▸ WHAT THIS TASK INVOLVES
Answer with a single number: how many lines in the listing below include "matplotlib"?

▸ SOURCE DATA
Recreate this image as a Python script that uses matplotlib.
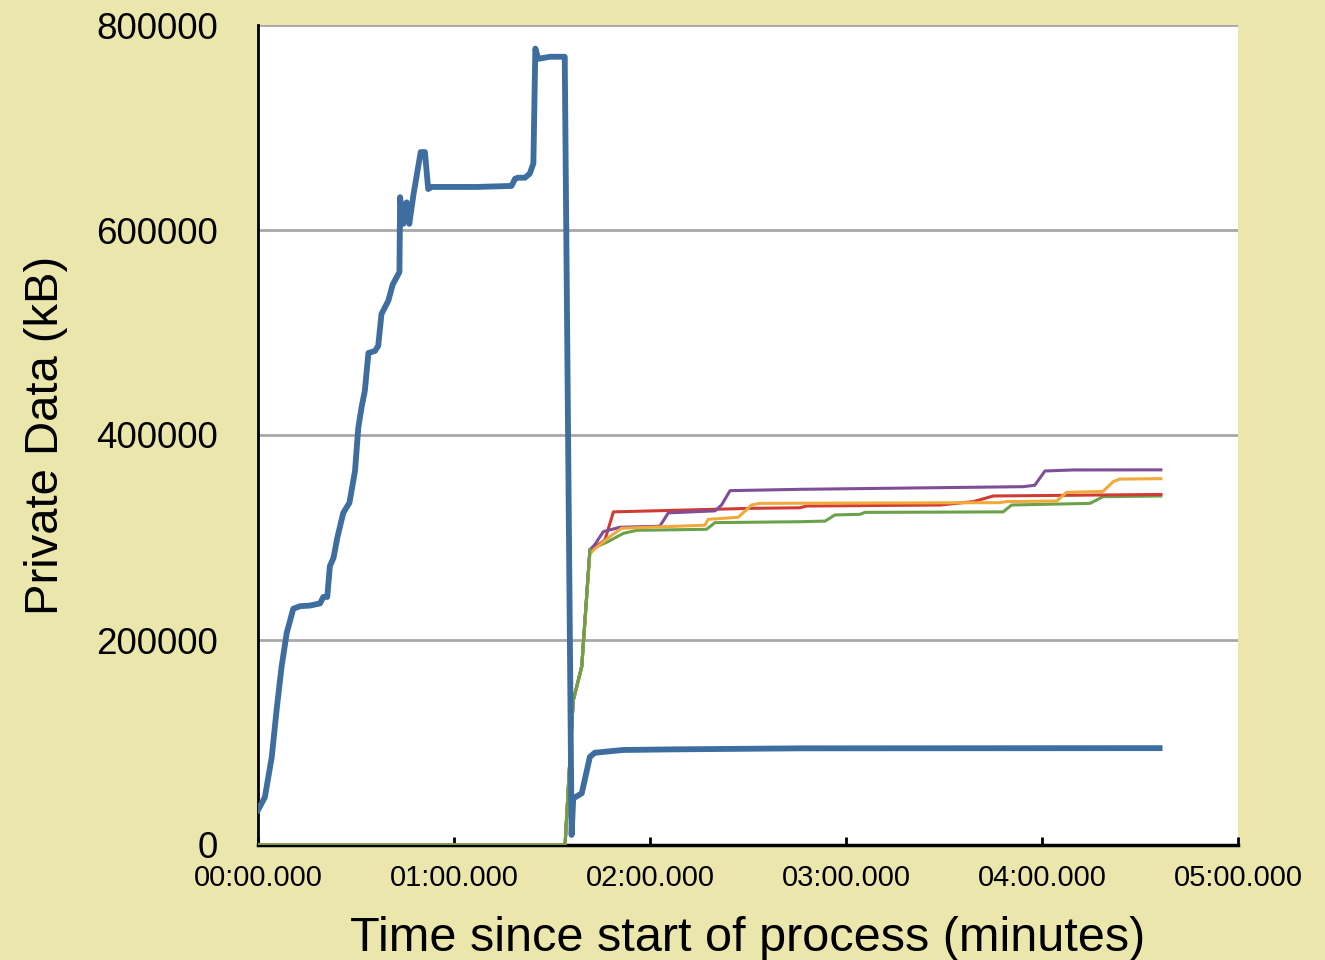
import numpy as np
import matplotlib
matplotlib.use("Agg")
import matplotlib.pyplot as plt
from matplotlib.ticker import FuncFormatter, MultipleLocator

plt.rcParams['font.family'] = ['Liberation Sans', 'DejaVu Sans']

# main process (seconds, kB)
blue_t = [0, 2.1, 4.2, 5.7, 7.2, 8.8, 10.8, 12.9, 15.9, 19.0, 20.0, 21.2, 22.0, 23.1,
          24.3, 26.1, 28.0, 29.7, 30.7, 31.7, 32.7, 33.8, 35.8, 36.8, 37.8, 39.9,
          41.2, 43.3, 43.5, 44.5, 45.5, 46.3, 47.6, 49.8, 51.1, 52.1, 53.2, 66.9,
          77.6, 78.7, 79.6, 81.7, 83.2, 84.3, 84.9, 85.8, 89.4, 93.9, 96.0, 96.5, 99.1,
          101.6, 103.1, 111.8, 127.0, 165.9, 276.0]
blue_v = [34000, 46600, 85500, 132000, 173500, 207000, 230500, 233000, 233600, 235700,
          242000, 242000, 272000, 280000, 300000, 324000, 334000, 365000, 407000,
          427000, 443000, 480000, 482000, 487000, 518000, 531000, 546500, 559000,
          632000, 606000, 627000, 606000, 634600, 676000, 676000, 640000, 642000,
          642000, 643000, 650000, 651000, 651000, 655000, 665000, 777000, 767000, 769000,
          769000, 9800, 45500, 50400, 86000, 90000, 92700, 93300, 94300, 94500]

# child processes
green_t = [0, 94.0, 96.5, 99.1, 101.6, 107.2, 111.8, 115.9, 137.3, 139.9, 165.9,
           173.6, 176.6, 184.3, 185.8, 228.1, 230.7, 254.7, 258.7, 276.4]
green_v = [0, 0, 141000, 174000, 288000, 296000, 304000, 307000, 308000, 314500,
           315400, 316000, 322000, 322600, 324500, 325000, 331700, 333300, 339800, 340500]

red_t = [0, 94.0, 96.5, 99.1, 101.6, 106.2, 108.8, 151.6, 165.9, 167.9, 208.8,
         219.0, 225.1, 276.4]
red_v = [0, 0, 141000, 174000, 287000, 297600, 325000, 328500, 329000, 330700,
         331700, 335000, 340500, 342000]

purple_t = [0, 94.0, 96.5, 99.1, 101.6, 103.1, 105.7, 110.8, 123.0, 125.6, 139.9,
            141.9, 144.5, 165.9, 234.3, 237.8, 240.9, 249.6, 276.4]
purple_v = [0, 0, 141000, 174000, 288000, 293000, 305700, 310000, 311000, 324000,
            326000, 331700, 345700, 347000, 349600, 351000, 364900, 365900, 366000]

orange_t = [0, 94.0, 96.5, 99.1, 101.6, 103.1, 107.7, 111.3, 136.8, 137.8, 147.0,
            151.1, 153.6, 227.1, 229.1, 244.5, 247.5, 258.7, 261.8, 263.8, 276.4]
orange_v = [0, 0, 141000, 174000, 284000, 289000, 300800, 309000, 312000, 317700,
            319700, 331700, 333300, 334000, 335000, 335600, 344000, 345000, 354500,
            357000, 357400]

bg = '#EBE6AB'
fig = plt.figure(figsize=(13.25, 9.6), dpi=100, facecolor=bg)
ax = fig.add_axes([258 / 1325, 115 / 960, 980 / 1325, 820 / 960])
ax.set_facecolor('white')

ax.plot(green_t, green_v, color='#6AA24B', lw=2.2, zorder=3)
ax.plot(red_t, red_v, color='#D03B34', lw=2.2, zorder=3)
ax.plot(purple_t, purple_v, color='#7F4E96', lw=2.2, zorder=3)
ax.plot(orange_t, orange_v, color='#F2A93B', lw=2.2, zorder=3)
ax.plot(green_t[:5], green_v[:5], color='#6AA24B', lw=2.2, zorder=3)
ax.plot(blue_t, blue_v, color='#3E6DA0', lw=4.2, zorder=4)

ax.set_xlim(0, 300)
ax.set_ylim(0, 800000)
ax.xaxis.set_major_locator(MultipleLocator(60))
ax.yaxis.set_major_locator(MultipleLocator(200000))
ax.xaxis.set_major_formatter(FuncFormatter(lambda s, p: '%02d:%02d.000' % (s // 60, s % 60)))
ax.yaxis.set_major_formatter(FuncFormatter(lambda v, p: '%d' % v))
ax.grid(axis='y', color='#A8A8A8', lw=2)
ax.set_axisbelow(True)

for s in ['top', 'right']:
    ax.spines[s].set_visible(False)
ax.spines['left'].set_linewidth(2)
ax.spines['bottom'].set_linewidth(2.5)
ax.tick_params(axis='x', direction='in', length=6, width=2, labelsize=21, pad=14)
ax.tick_params(axis='y', length=0, labelsize=26.5, pad=29)

ax.set_xlabel('Time since start of process (minutes)', fontsize=35, labelpad=17)
ax.set_ylabel('Private Data (kB)', fontsize=34, labelpad=20)

fig.savefig('out.png', dpi=100, facecolor=bg)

▸ RESULT OF THIS EXERCISE
5